To ensure quick response times, the API has two layers of cache:

  • an outer layer that uses an external CDN
  • an inner layer within the origin web servers

The outer layer is unsophisticated, as it relies on the URI to create the cache key; therefore each API user’s requests are cached individually due to the user-specific API key that is required in the query string of each request. Even if two users make the same request outside of their API key, the responses are cached separately in the CDN.

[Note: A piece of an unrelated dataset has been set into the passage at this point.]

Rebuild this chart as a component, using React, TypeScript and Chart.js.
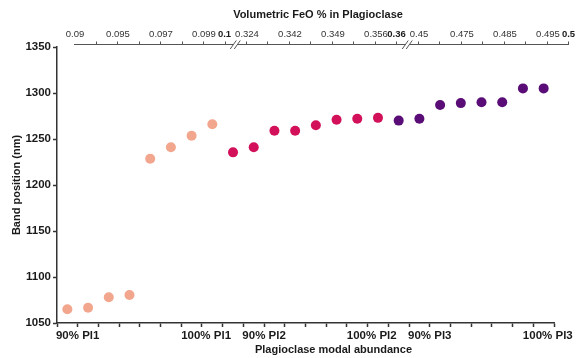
import React, { useEffect, useRef } from 'react';
import { Chart, registerables } from 'chart.js';

Chart.register(...registerables);

// ---- Data ----
const pl1Positions = [0.5, 1.5, 2.5, 3.5, 4.5, 5.5, 6.5, 7.5];
const pl1Values = [1065, 1066.5, 1078, 1080.5, 1228.5, 1241, 1253.5, 1266];
const pl2Positions = [8.5, 9.5, 10.5, 11.5, 12.5, 13.5, 14.5, 15.5];
const pl2Values = [1235.5, 1241, 1259, 1259, 1265, 1271, 1272, 1273];
const pl3Positions = [16.5, 17.5, 18.5, 19.5, 20.5, 21.5, 22.5, 23.5];
const pl3Values = [1270, 1272, 1287, 1289, 1290, 1290, 1305, 1305];

const bottomTickCount = 24;
const bottomLabelPositions = [1, 7.2, 10, 15.2, 18, 23.7];
const bottomLabels = ['90% Pl1', '100% Pl1', '90% Pl2', '100% Pl2', '90% Pl3', '100% Pl3'];

const yMin = 1050;
const yMax = 1350;
const yStep = 50;

const topLabels = [
  '0.09', '', '0.095', '', '0.097', '', '0.099', '0.1',
  '0.324', '', '0.342', '', '0.349', '', '0.356', '0.36',
  '0.45', '', '0.475', '', '0.485', '', '0.495', '0.5',
];
const topBoldIndices = [7, 15, 23];
const topBreaks = [7.5, 15.5];

const topTitle = 'Volumetric FeO % in Plagioclase';
const bottomTitle = 'Plagioclase modal abundance';
const yTitle = 'Band position (nm)';

const colors = { pl1: '#F2A68E', pl2: '#D2115A', pl3: '#5A0C77' };
const FONT = '"Liberation Sans", Arial, Helvetica, sans-serif';

const topAxisPlugin = {
  id: 'topAxis',
  afterDraw(chart: any) {
    const s = chart.scales.x2;
    const ca = chart.chartArea;
    const ctx = chart.ctx as CanvasRenderingContext2D;
    const y = 44;
    ctx.save();
    ctx.strokeStyle = '#555';
    ctx.lineWidth = 1;
    const n = topLabels.length;
    const start = s.getPixelForValue(0);
    const end = s.getPixelForValue(n - 1);
    const gaps = topBreaks.map((b) => s.getPixelForValue(b));
    ctx.beginPath();
    let x0 = start;
    for (const g of gaps) {
      ctx.moveTo(x0, y + 0.5);
      ctx.lineTo(g - 2, y + 0.5);
      x0 = g + 2;
    }
    ctx.moveTo(x0, y + 0.5);
    ctx.lineTo(end, y + 0.5);
    ctx.stroke();
    // tick marks
    ctx.beginPath();
    for (let i = 1; i < n; i++) {
      const px = Math.round(s.getPixelForValue(i)) + 0.5;
      ctx.moveTo(px, y - 2.5);
      ctx.lineTo(px, y + 1);
    }
    ctx.stroke();
    // break marks
    ctx.beginPath();
    for (const g of gaps) {
      for (const dx of [-2, 2]) {
        ctx.moveTo(g + dx - 3, y + 5);
        ctx.lineTo(g + dx + 3, y - 3.5);
      }
    }
    ctx.stroke();
    // labels
    ctx.textAlign = 'center';
    ctx.textBaseline = 'middle';
    for (let i = 0; i < n; i++) {
      if (!topLabels[i]) continue;
      const bold = topBoldIndices.includes(i);
      ctx.font = `${bold ? 'bold ' : ''}9.5px ${FONT}`;
      ctx.fillStyle = bold ? '#1a1a1a' : '#333';
      ctx.fillText(topLabels[i], s.getPixelForValue(i) + (bold ? 0 : 1), 34.5);
    }
    // titles
    ctx.font = `bold 11px ${FONT}`;
    ctx.fillStyle = '#1a1a1a';
    const mid = (ca.left + ca.right) / 2;
    ctx.fillText(topTitle, mid + 12.5, 15);
    ctx.fillText(bottomTitle, mid + 28, 350);
    ctx.restore();
  },
};

function pts(xs: number[], ys: number[]) {
  return xs.map((x, i) => ({ x, y: ys[i] }));
}

export default function App() {
  const ref = useRef<HTMLCanvasElement | null>(null);

  useEffect(() => {
    if (!ref.current) return;
    const tickFont = { family: FONT, size: 11.5, weight: 'bold' as const };
    const chart = new Chart(ref.current, {
      type: 'scatter',
      data: {
        datasets: [
          { label: 'Pl1', data: pts(pl1Positions, pl1Values), backgroundColor: colors.pl1, borderWidth: 0, pointRadius: 5 },
          { label: 'Pl2', data: pts(pl2Positions, pl2Values), backgroundColor: colors.pl2, borderWidth: 0, pointRadius: 5 },
          { label: 'Pl3', data: pts(pl3Positions, pl3Values), backgroundColor: colors.pl3, borderWidth: 0, pointRadius: 5 },
        ],
      },
      options: {
        responsive: false,
        animation: false,
        layout: { padding: { top: 47, right: 27, bottom: 0, left: 0 } },
        plugins: { legend: { display: false }, tooltip: { enabled: false }, title: { display: false } },
        scales: {
          x: {
            type: 'linear',
            position: 'bottom',
            min: 0,
            max: bottomTickCount,
            afterBuildTicks: (scale: any) => {
              const vals = new Set<number>();
              for (let i = 0; i <= bottomTickCount; i++) vals.add(i);
              bottomLabelPositions.forEach((v) => vals.add(v));
              scale.ticks = Array.from(vals).sort((a, b) => a - b).map((v) => ({ value: v }));
            },
            ticks: {
              autoSkip: false,
              maxRotation: 0,
              minRotation: 0,
              padding: 2,
              color: '#1a1a1a',
              font: tickFont,
              callback: (v: any) => {
                const k = bottomLabelPositions.indexOf(Number(v));
                return k >= 0 ? bottomLabels[k] : '';
              },
            },
            grid: {
              drawOnChartArea: false,
              tickLength: 4,
              tickWidth: 1.5,
              tickColor: (c: any) => (c.tick && Number.isInteger(c.tick.value) ? '#333' : 'rgba(0,0,0,0)'),
            },
            border: { display: true, color: '#333', width: 1.5 },
            afterFit: (scale: any) => {
              scale.height = 35;
              scale.paddingLeft = 0;
              scale.paddingRight = 0;
            },
          },
          x2: {
            type: 'linear',
            position: 'top',
            display: false,
            min: -0.791,
            max: 22.326,
          },
          y: {
            type: 'linear',
            min: yMin,
            max: yMax,
            ticks: {
              stepSize: yStep,
              padding: 2,
              color: '#1a1a1a',
              font: tickFont,
              callback: (v: any) => String(v),
            },
            grid: { drawOnChartArea: false, tickLength: 4, tickWidth: 1.5, tickColor: '#333' },
            border: { display: true, color: '#333', width: 1.5 },
            title: {
              display: true,
              text: yTitle,
              color: '#1a1a1a',
              font: { family: FONT, size: 11, weight: 'bold' },
              padding: { top: 10.5, bottom: 0 },
            },
            afterFit: (scale: any) => {
              scale.width = 57;
              scale.paddingTop = 0;
              scale.paddingBottom = 0;
            },
          },
        },
      } as any,
      plugins: [topAxisPlugin],
    });
    return () => chart.destroy();
  }, []);

  return (
    <div style={{ position: 'fixed', left: 0, top: 0, width: 581, height: 358, background: '#fff' }}>
      <canvas ref={ref} width={581} height={358} style={{ display: 'block', width: 581, height: 358 }} />
    </div>
  );
}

The inner layer is more sophisticated, as it can use private data — such as a user’s privilege level — to group a larger number of requests in the same cache key. Identical requests made by users of the same privilege level will share the same cache key, making up for some of the shortcomings of the outer cache layer.

Evolution over the years

  • 2013: Hub API launches. Utilizing Drupal 7 as the content management system, article, file, and taxonomy endpoints are made available in the API with basic documentation provided to users. Articles are fairly basic at this point, with images being the only type of content that can be embedded within them.
  • 2014: Campus announcements transition to the Hub API. Previously, campus announcements were distributed to faculty, staff, and students through a manually generated daily email. As part of this launch, not only are announcements now available via the API and Hub website, but the creation of the daily email moved to an automated process that generates the email using API data and schedules it for delivery using the MailChimp API.
  • 2015: Embeddable photo galleries launch. Photo galleries can be created and embedded within the body of an announcement or article.
  • 2016
    • Events launch. Stakeholders from around the university are invited to submit their events for inclusion in the Hub event calendar. Divisions from across the University begin using the Hub calendar to promote their events.
    • Additional embeddable content is made available. Editors can now embed videos, teasers, pull quotes, section breaks, and drop-caps within content.
  • 2017: CDN integration. All traffic to the API is routed through a CDN (Akamai) with caching rules designed to make the API as fast and efficient as possible. Files are stored and served from cloud storage instead of the API’s origin servers.
  • 2018: Refactor of API source code and unit tests. Using code profiling reports, bloat and inefficiencies are identified and removed, resulting in an approximate 43% time cost reduction across sampled endpoints.
  • 2019: Recurring events launch. Previously, if an event had multiple instances, a separate event record needed to be created for each instance. With the launch of recurring events, these instances can now be created within the same event record.
  • 2020: Faculty profiles launch. Faculty profiles are included in the API to power the Faculty Experts Guide.
  • 2021: Stand-alone photo galleries launch. Photo galleries no longer need to be part of another piece of content; they can stand on their own.
  • 2022: Migration to Drupal 9. Executed the migration of the API frontend, CMS backend, and 60K content nodes from Drupal 7 to 9 with zero frontend downtime.